25.02.2019: Senior MPs from the main political parties have thrown their support behind a UK Music call on Chancellor Philip Hammond to end the “discrimination” that could force grassroots music venues out of business.
Their backing can be revealed as UK Music CEO Michael Dugher and Labour’s Shadow Culture Minister Kevin Brennan met Mr Hammond for urgent talks after some venues were hit by business rate rises of over 800%.
The meeting came after Mr Dugher and Music Venue Trust CEO Mark Davyd wrote to the Chancellor in January accusing him of discriminating against music venues over the issue of business rates and called for Treasury guidance to be changed.
Their request followed a letter from a Treasury official in December which said that grassroots music venues (see definition under notes to editors) – unlike bars and pubs – would not be eligible to apply for a discount on their business rates.
At the meeting – granted after Mr Brennan raised the industry’s concerns with the Chancellor in the House of Commons – UK Music’s CEO presented the Chancellor with a dossier outlining the impact of a revaluation of business rates in 2017.
The Music Venue Trust warned that 35% of music venues had closed in a decade and that the impact of the business rate hike could see more going dark within months without a Government rethink.
For example, Arsenal Football Club enjoyed a 7% cut in its business rates on its Emirates Stadium as a result of a revaluation in April 2017, whereas the nearby Nambucca music venue has been subject to a 44% per cent increase in its rateable value.
The rate hike means some venues such as The MacBeth in east London have been forced to endure a rate hike of a staggering £20,496 – a huge increase of 806%, taking their current business rate to £23,040.
Mr Dugher urged the Chancellor to add grassroots music venues within the qualifying value of between £12,001 and £50,999 within the retail discount, reducing their business rate bills by one-third.
UK Music said this would be a lifeline for small venues and play a vital part in nurturing the talent pipeline vital to the chances of creating the next Ed Sheeran, Stormzy or Adele.
According to UK Music estimates given to Mr Hammond, 124 grassroots venues face an average rate rise of 31%. They could potentially qualify for the new discount, saving them approximately £4,147 a year. Over two years, allowing music venues the discount would cost the Treasury £1 million.
Commenting, Michael Dugher said:
“I’m pleased that the Chancellor listened to what we had to say about why we need a specific targeted change on business rates to safeguard the future of so many of our cherished grassroots venues. Grassroots music venues are a crucial part of the music ecosystem that generates future talent for an industry that contributes £4.5 billion to our economy.
“The current position discriminates against music venues compared to pubs and bars. Unless the Chancellor revisits this issue, there is a very real danger that too many venues will have to turn off the music or even shut down for good.
“If UK plc wants to retain its preeminent position as being a world leader in music, our industry needs the strategic support of government”.
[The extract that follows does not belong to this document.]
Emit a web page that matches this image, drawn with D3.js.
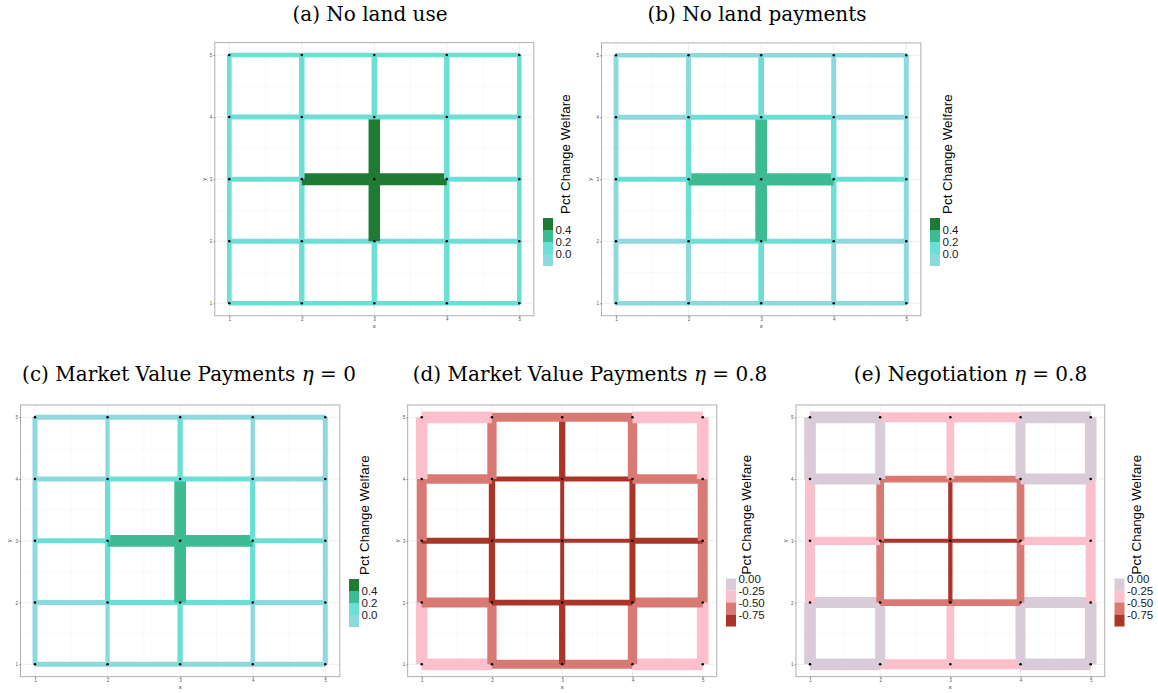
<!DOCTYPE html>
<html><head><meta charset="utf-8">
<script src="https://cdn.jsdelivr.net/npm/d3@7"></script>
<style>body{margin:0;background:#fff} svg{display:block}</style>
</head><body><svg id="chart" width="1158" height="693"></svg>
<script>
// ---------------- DATA ----------------
// Road network: 40 links on a 5x5 grid of towns (from (x1,y1) to (x2,y2))
const edgeX1 = [1,1,2,2,3,3,4,4,5, 1,1,2,2,3,3,4,4,5, 1,1,2,2,3,3,4,4,5, 1,1,2,2,3,3,4,4,5, 1,2,3,4];
const edgeX2 = [2,1,3,2,4,3,5,4,5, 2,1,3,2,4,3,5,4,5, 2,1,3,2,4,3,5,4,5, 2,1,3,2,4,3,5,4,5, 2,3,4,5];
const edgeY1 = [1,1,1,1,1,1,1,1,1, 2,2,2,2,2,2,2,2,2, 3,3,3,3,3,3,3,3,3, 4,4,4,4,4,4,4,4,4, 5,5,5,5];
const edgeY2 = [1,2,1,2,1,2,1,2,2, 2,3,2,3,2,3,2,3,3, 3,4,3,4,3,4,3,4,4, 4,5,4,5,4,5,4,5,5, 5,5,5,5];

const nodeX = [1,2,3,4,5];
const nodeY = [1,2,3,4,5];

// Pct change in welfare per link, one list per panel
const welfareA = [0.11,0.12,0.12,0.13,0.12,0.14,0.12,0.13,0.12,
                  0.12,0.12,0.14,0.15,0.14,0.46,0.12,0.15,0.12,
                  0.13,0.12,0.47,0.15,0.47,0.46,0.13,0.15,0.12,
                  0.12,0.12,0.14,0.15,0.14,0.15,0.12,0.15,0.12,
                  0.11,0.12,0.12,0.11];
const welfareB = [-0.04,-0.05,-0.03,-0.03,-0.03,0.06,-0.03,-0.03,-0.05,
                  -0.03,-0.04,0.07,0.08,0.07,0.31,-0.03,0.08,-0.04,
                  0.05,-0.04,0.32,0.08,0.32,0.31,0.05,0.08,-0.04,
                  -0.03,-0.05,0.07,-0.03,0.07,0.06,-0.03,-0.03,-0.05,
                  -0.04,-0.03,-0.03,-0.04];
const welfareC = [-0.05,-0.06,-0.04,-0.04,-0.04,0.05,-0.04,-0.04,-0.06,
                  -0.04,-0.05,0.06,0.07,0.06,0.29,-0.04,0.07,-0.05,
                  0.04,-0.05,0.30,0.07,0.30,0.29,0.04,0.07,-0.05,
                  -0.04,-0.06,0.06,-0.04,0.06,0.05,-0.04,-0.04,-0.06,
                  -0.05,-0.04,-0.04,-0.05];
const welfareD = [-0.38,-0.38,-0.58,-0.60,-0.58,-0.80,-0.38,-0.60,-0.38,
                  -0.55,-0.62,-0.82,-0.84,-0.82,-0.88,-0.55,-0.84,-0.62,
                  -0.79,-0.62,-0.86,-0.84,-0.86,-0.88,-0.79,-0.84,-0.62,
                  -0.55,-0.38,-0.82,-0.60,-0.82,-0.80,-0.55,-0.60,-0.38,
                  -0.38,-0.58,-0.58,-0.38];
const welfareE = [-0.12,-0.12,-0.30,-0.15,-0.30,-0.40,-0.12,-0.15,-0.12,
                  -0.18,-0.30,-0.55,-0.60,-0.55,-0.80,-0.18,-0.60,-0.30,
                  -0.40,-0.30,-0.78,-0.60,-0.78,-0.80,-0.40,-0.60,-0.30,
                  -0.18,-0.12,-0.55,-0.15,-0.55,-0.40,-0.18,-0.15,-0.12,
                  -0.12,-0.30,-0.30,-0.12];

// Link traffic (mapped to line width), one list per panel
const trafficA = [4.5,4.7,4.5,5.5,4.5,5.5,4.5,5.5,4.7,
                  5.0,4.7,5.0,5.5,5.0,11.5,5.0,5.5,4.7,
                  5.0,4.7,12.0,5.5,12.0,11.5,5.0,5.5,4.7,
                  5.0,4.7,5.0,5.5,5.0,5.5,5.0,5.5,4.7,
                  4.5,4.5,4.5,4.5];
const trafficB = [4.5,5.0,4.5,5.0,4.5,5.7,4.5,5.0,5.0,
                  5.0,5.0,5.0,5.5,5.0,11.7,5.0,5.5,5.0,
                  5.0,5.0,12.3,5.5,12.3,11.7,5.0,5.5,5.0,
                  5.0,5.0,5.0,5.0,5.0,5.7,5.0,5.0,5.0,
                  4.5,4.5,4.5,4.5];
const trafficC = [5.0,5.0,5.0,4.3,5.0,5.3,5.0,4.3,5.0,
                  5.0,5.0,5.0,5.3,5.0,11.7,5.0,5.3,5.0,
                  5.0,5.0,11.7,5.3,11.7,11.7,5.0,5.3,5.0,
                  5.0,5.0,5.0,4.3,5.0,5.3,5.0,4.3,5.0,
                  5.0,5.0,5.0,5.0];
const trafficD = [11.7,11.7,9.0,9.3,9.0,6.3,11.7,9.3,11.7,
                  10.0,10.0,5.7,6.3,5.7,4.0,10.0,6.0,10.0,
                  6.0,10.0,4.0,6.3,4.0,4.0,6.0,6.0,10.0,
                  9.5,11.7,5.0,9.3,5.0,6.3,9.5,9.3,11.7,
                  11.7,9.0,9.0,11.7];
const trafficE = [11.7,11.7,10.0,10.0,10.0,7.7,11.7,10.0,11.7,
                  11.0,10.0,6.7,7.7,6.7,4.3,11.0,7.7,10.0,
                  8.3,10.0,4.0,7.7,4.0,4.3,8.3,7.7,10.0,
                  11.0,11.7,6.7,10.0,6.7,7.7,11.0,10.0,11.7,
                  11.7,10.0,10.0,11.7];

const panelTitles = ["(a) No land use", "(b) No land payments",
                     "(c) Market Value Payments η = 0",
                     "(d) Market Value Payments η = 0.8",
                     "(e) Negotiation η = 0.8"];
const axisTicks = [1,2,3,4,5];
const legendTitle = "Pct Change Welfare";
const greenBreaks = [0.4, 0.2, 0.0];
const greenBreakLabels = ["0.4", "0.2", "0.0"];
const redBreaks = [0.00, -0.25, -0.50, -0.75];
const redBreakLabels = ["0.00", "-0.25", "-0.50", "-0.75"];

// ---------------- SCALES / STYLES ----------------
const greenColors = ["#8DDADE", "#6BDFD6", "#3DBC94", "#1F7A33"];
const redColors = ["#A93428", "#D87A73", "#FBC0CB", "#D9CCD8"];
const greenScale = d3.scaleThreshold().domain([0, 0.2, 0.4]).range(greenColors);
const redScale = d3.scaleThreshold().domain([-0.75, -0.5, -0.25]).range(redColors);
const widthScale = d3.scaleLinear().domain([0, 12]).range([0, 12]);

const panels = [
  {title: panelTitles[0], w: welfareA, t: trafficA, scale: "green", nx1: 229.3, nx5: 519.3, ny5: 55.0, ny1: 303.3, lgX: 543, lgY: 218, ltDx: 27, tx: 370, ty: 21},
  {title: panelTitles[1], w: welfareB, t: trafficB, scale: "green", nx1: 616.0, nx5: 906.3, ny5: 55.3, ny1: 303.3, lgX: 930, lgY: 218, ltDx: 22, tx: 757, ty: 21},
  {title: panelTitles[2], w: welfareC, t: trafficC, scale: "green", nx1: 35.0, nx5: 325.3, ny5: 417.3, ny1: 664.3, lgX: 349, lgY: 579, ltDx: 20, tx: 189, ty: 381},
  {title: panelTitles[3], w: welfareD, t: trafficD, scale: "red", nx1: 421.7, nx5: 702.7, ny5: 417.3, ny1: 664.3, lgX: 726, lgY: 578.5, ltDx: 25, tx: 590, ty: 381},
  {title: panelTitles[4], w: welfareE, t: trafficE, scale: "red", nx1: 810.0, nx5: 1090.7, ny5: 417.3, ny1: 664.3, lgX: 1114.5, lgY: 578.5, ltDx: 26, tx: 970.5, ty: 381}
];

const svg = d3.select("#chart");
svg.append("rect").attr("width", 1158).attr("height", 693).attr("fill", "#fff");

const titleFont = "DejaVu Serif, serif";
const titleSize = 20;

panels.forEach(p => {
  const g = svg.append("g");
  const x = d3.scaleLinear().domain([1, 5]).range([p.nx1, p.nx5]);
  const y = d3.scaleLinear().domain([1, 5]).range([p.ny1, p.ny5]);
  const x0 = x(0.8), x1 = x(5.2), y0 = y(5.2), y1 = y(0.8);
  const color = p.scale === "green" ? greenScale : redScale;

  // grid
  const minor = [1.5, 2.5, 3.5, 4.5];
  g.append("g").selectAll("line").data(minor).join("line")
    .attr("x1", d => x(d)).attr("x2", d => x(d)).attr("y1", y0).attr("y2", y1)
    .attr("stroke", "#F3F3F3").attr("stroke-width", 0.5);
  g.append("g").selectAll("line").data(minor).join("line")
    .attr("y1", d => y(d)).attr("y2", d => y(d)).attr("x1", x0).attr("x2", x1)
    .attr("stroke", "#F3F3F3").attr("stroke-width", 0.5);
  g.append("g").selectAll("line").data(axisTicks).join("line")
    .attr("x1", d => x(d)).attr("x2", d => x(d)).attr("y1", y0).attr("y2", y1)
    .attr("stroke", "#EBEBEB").attr("stroke-width", 0.8);
  g.append("g").selectAll("line").data(axisTicks).join("line")
    .attr("y1", d => y(d)).attr("y2", d => y(d)).attr("x1", x0).attr("x2", x1)
    .attr("stroke", "#EBEBEB").attr("stroke-width", 0.8);

  // edges
  const edges = edgeX1.map((_, i) => ({x1: edgeX1[i], y1: edgeY1[i], x2: edgeX2[i], y2: edgeY2[i], w: p.w[i], t: p.t[i]}));
  g.append("g").selectAll("line").data(edges).join("line")
    .attr("x1", d => x(d.x1)).attr("y1", d => y(d.y1))
    .attr("x2", d => x(d.x2)).attr("y2", d => y(d.y2))
    .attr("stroke", d => color(d.w))
    .attr("stroke-width", d => widthScale(d.t))
    .attr("stroke-linecap", "butt");

  // nodes
  const nodes = [];
  nodeY.forEach(ny => nodeX.forEach(nx => nodes.push({x: nx, y: ny})));
  g.append("g").selectAll("circle").data(nodes).join("circle")
    .attr("cx", d => x(d.x)).attr("cy", d => y(d.y)).attr("r", 1.3).attr("fill", "#000");

  // panel border
  g.append("rect").attr("x", x0).attr("y", y0).attr("width", x1 - x0).attr("height", y1 - y0)
    .attr("fill", "none").attr("stroke", "#B0B0B0").attr("stroke-width", 1);

  // axes
  const ax = g.append("g").attr("transform", `translate(0,${y1})`)
    .call(d3.axisBottom(x).tickValues(axisTicks).tickSize(1.5).tickPadding(1).tickFormat(d3.format("d")));
  const ay = g.append("g").attr("transform", `translate(${x0},0)`)
    .call(d3.axisLeft(y).tickValues(axisTicks).tickSize(1.5).tickPadding(1).tickFormat(d3.format("d")));
  [ax, ay].forEach(a => {
    a.select(".domain").remove();
    a.selectAll(".tick line").attr("stroke", "#444").attr("stroke-width", 0.5);
    a.selectAll(".tick text").attr("fill", "#555").attr("font-size", 4.5).attr("font-family", "Liberation Sans, Arial, sans-serif");
  });
  g.append("text").attr("x", x(3)).attr("y", y1 + 12).attr("text-anchor", "middle")
    .attr("font-size", 6).attr("font-family", "Liberation Sans, Arial, sans-serif").attr("fill", "#333").text("x");
  g.append("text").attr("transform", `translate(${x0 - 9},${y(3)}) rotate(-90)`).attr("text-anchor", "middle")
    .attr("font-size", 6).attr("font-family", "Liberation Sans, Arial, sans-serif").attr("fill", "#333").text("y");

  // title
  const parts = p.title.split("η");
  const tt = g.append("text").attr("x", p.tx).attr("y", p.ty).attr("text-anchor", "middle")
    .attr("font-family", titleFont).attr("font-size", titleSize).attr("fill", "#000");
  tt.append("tspan").text(parts[0]);
  if (parts.length > 1) {
    tt.append("tspan").attr("font-style", "italic").text("η");
    tt.append("tspan").text(parts[1]);
  }

  // legend
  const lg = g.append("g");
  const keyW = 10, keyH = 12;
  let keyVals, labelPos;
  if (p.scale === "green") {
    keyVals = [0.5, 0.3, 0.1, -0.1];
    const ls = d3.scaleLinear().domain([0.4, 0.0]).range([p.lgY + keyH, p.lgY + 3 * keyH]);
    labelPos = greenBreaks.map((b, i) => ({y: ls(b), t: greenBreakLabels[i]}));
  } else {
    keyVals = [-0.1, -0.35, -0.6, -0.85];
    const ls = d3.scaleLinear().domain([0.0, -0.75]).range([p.lgY, p.lgY + 3 * keyH]);
    labelPos = redBreaks.map((b, i) => ({y: ls(b), t: redBreakLabels[i]}));
  }
  lg.selectAll("rect").data(keyVals).join("rect")
    .attr("x", p.lgX).attr("y", (d, i) => p.lgY + i * keyH)
    .attr("width", keyW).attr("height", keyH).attr("fill", d => color(d));
  lg.selectAll("text.lab").data(labelPos).join("text").attr("class", "lab")
    .attr("x", p.lgX + 12.5).attr("y", d => d.y).attr("dy", "0.36em")
    .attr("font-size", 11.5).attr("font-family", "Liberation Sans, Arial, sans-serif").attr("fill", "#1a1a1a")
    .text(d => d.t);
  lg.append("text").attr("transform", `translate(${p.lgX + p.ltDx},${p.lgY - 4}) rotate(-90)`)
    .attr("font-size", 13.4).attr("font-family", "Liberation Sans, Arial, sans-serif").attr("fill", "#000")
    .text(legendTitle);
});
</script>
</body></html>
Shadow Culture Minister Kevin Brennan said:
“In last year’s UK Live Music Census, 33% of small music venues reported that business rates increases had an “extreme, strong or moderate” impact on their existence in the past 12 months. The Chancellor must recognise the importance of these venues as the R&D of the UK’s successful music industry and extend the rates discount given to pubs to protect their future.
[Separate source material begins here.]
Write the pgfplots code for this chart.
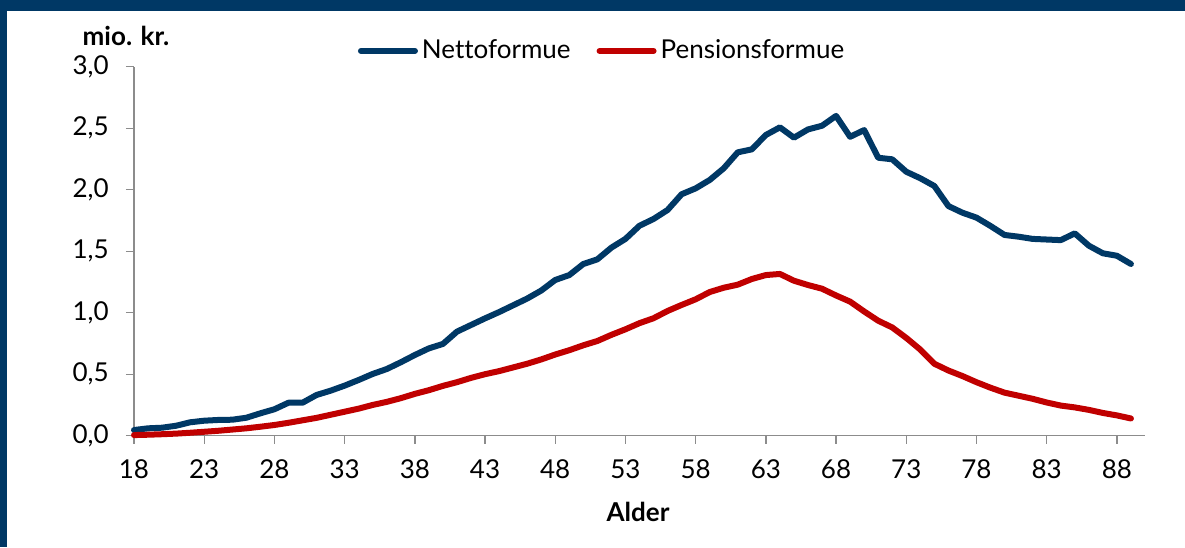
\documentclass[border=0pt]{standalone}
\usepackage{fontspec}
\setmainfont{Lato}[Ligatures={NoCommon}]
\usepackage{pgfplots}
\pgfplotsset{compat=1.18}
\definecolor{dkblue}{RGB}{0,56,101}
\definecolor{dkred}{RGB}{192,0,0}
\definecolor{axgray}{RGB}{140,140,140}
\begin{document}
\begin{tikzpicture}[font=\fontsize{13}{15.6}\selectfont]
\useasboundingbox (0,0) rectangle (592.5pt,273.5pt);
\fill[white] (0,0) rectangle (592.5pt,273.5pt);
\fill[dkblue] (0,268pt) rectangle (592.5pt,273.5pt);
\fill[dkblue] (0,0) rectangle (3.5pt,273.5pt);
\begin{axis}[
  at={(67pt,55.65pt)}, anchor=south west,
  scale only axis, width=505.5pt, height=184.5pt,
  xmin=18, xmax=90, ymin=0, ymax=3,
  axis lines*=left,
  axis line style={axgray, line width=0.7pt},
  every tick/.style={axgray, line width=0.7pt},
  tick align=outside, major tick length=4pt,
  xtick={18,23,...,88}, ytick={0,0.5,...,3},
  /pgf/number format/.cd, fixed, fixed zerofill, precision=1, use comma, assume math mode=true,
  /pgfplots/.cd,
  xticklabel={\pgfmathprintnumber[int detect]{\tick}},
  yticklabel style={inner sep=0pt, anchor=east, xshift=-8.5pt},
  xticklabel style={inner sep=0pt, anchor=north, yshift=-8pt},
  legend style={at={(0.464,1.0426)}, anchor=center, draw=none, fill=none,
    legend columns=2, column sep=0pt, inner sep=0pt,
    /tikz/every even column/.append style={column sep=11pt}},
  legend image code/.code={\draw[#1, line cap=round] (0pt,0pt) -- (27pt,0pt);},
  legend cell align=left,
  clip=false,
]
\addplot[dkblue, line width=3pt, line join=round, line cap=round] coordinates {
(18,0.046)(19,0.060)(20,0.065)(21,0.081)(22,0.109)(23,0.122)(24,0.128)(25,0.130)
(26,0.146)(27,0.182)(28,0.215)(29,0.268)(30,0.268)(31,0.331)(32,0.366)(33,0.407)
(34,0.453)(35,0.502)(36,0.542)(37,0.597)(38,0.656)(39,0.710)(40,0.746)(41,0.846)
(42,0.900)(43,0.954)(44,1.005)(45,1.060)(46,1.115)(47,1.180)(48,1.266)(49,1.306)
(50,1.396)(51,1.434)(52,1.529)(53,1.600)(54,1.707)(55,1.762)(56,1.835)(57,1.963)
(58,2.011)(59,2.079)(60,2.174)(61,2.304)(62,2.328)(63,2.445)(64,2.507)(65,2.423)
(66,2.490)(67,2.520)(68,2.600)(69,2.430)(70,2.485)(71,2.260)(72,2.247)(73,2.146)
(74,2.093)(75,2.030)(76,1.867)(77,1.813)(78,1.773)(79,1.705)(80,1.632)(81,1.618)
(82,1.600)(83,1.595)(84,1.590)(85,1.645)(86,1.545)(87,1.483)(88,1.463)(89,1.396)
};
\addlegendentry{Nettoformue}
\addplot[dkred, line width=3pt, line join=round, line cap=round] coordinates {
(18,0.005)(19,0.008)(20,0.012)(21,0.017)(22,0.024)(23,0.032)(24,0.040)(25,0.050)
(26,0.060)(27,0.073)(28,0.087)(29,0.105)(30,0.125)(31,0.145)(32,0.170)(33,0.195)
(34,0.220)(35,0.250)(36,0.275)(37,0.305)(38,0.340)(39,0.370)(40,0.405)(41,0.435)
(42,0.470)(43,0.500)(44,0.525)(45,0.555)(46,0.585)(47,0.620)(48,0.660)(49,0.695)
(50,0.735)(51,0.770)(52,0.820)(53,0.865)(54,0.915)(55,0.955)(56,1.014)(57,1.063)
(58,1.109)(59,1.168)(60,1.203)(61,1.228)(62,1.274)(63,1.306)(64,1.315)(65,1.260)
(66,1.225)(67,1.195)(68,1.140)(69,1.090)(70,1.010)(71,0.935)(72,0.880)(73,0.795)
(74,0.700)(75,0.585)(76,0.530)(77,0.485)(78,0.435)(79,0.390)(80,0.350)(81,0.325)
(82,0.300)(83,0.270)(84,0.245)(85,0.230)(86,0.210)(87,0.185)(88,0.165)(89,0.140)
};
\addlegendentry{Pensionsformue}
\end{axis}
\node[font=\fontsize{13}{15.6}\selectfont\bfseries] at (63pt,255.5pt) {mio. kr.};
\node[font=\fontsize{13}{15.6}\selectfont\bfseries] at (319pt,17.5pt) {Alder};
\end{tikzpicture}
\end{document}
“In an age where stadium gigs are increasingly expensive, independent music venues are accessible, inclusive and affordable places for everybody to experience live music.
“These venues are the lifeblood of the £4.5 billion music industry, providing much needed opportunities for up and comers and local talent to learn and develop their craft.”
Former Culture Minister and Conservative MP Ed Vaizey said:
“Grassroots music venues are the lifeblood of our music industry – but the existence of many is being threatened by rising business rates. If our creative industries are to continue their upward trajectory, the Treasury must reassess the eligibility of music venues for discounted rates in their own right. We need these venues to survive and thrive and they deserve our support to do so.”
Baroness (Jane) Bonham-Carter of Yarnbury, Lib Dems DCMS Spokesperson said:
“Music venues provide tremendous social, cultural and economic benefits yet many operate at small margins meaning even the tiniest increase in bills could have a devastating impact. The Government must ensure their much trumpeted business rate retail discount scheme is amended so that music venues are given a much needed lifeline and can continue to nurture the nations creativity.”
Conservative MP and former Industry Minister Sir Greg Knight said:
“I am happy to back this campaign. Clearly, the current unsatisfactory situation needs to be reviewed. The system of taxation should not, inadvertently or otherwise penalise music venues. Indeed, there is a case for encouraging and nurturing such venues via a sympathetic tax regime and I hope that the Chancellor is able to offer hope for the future.”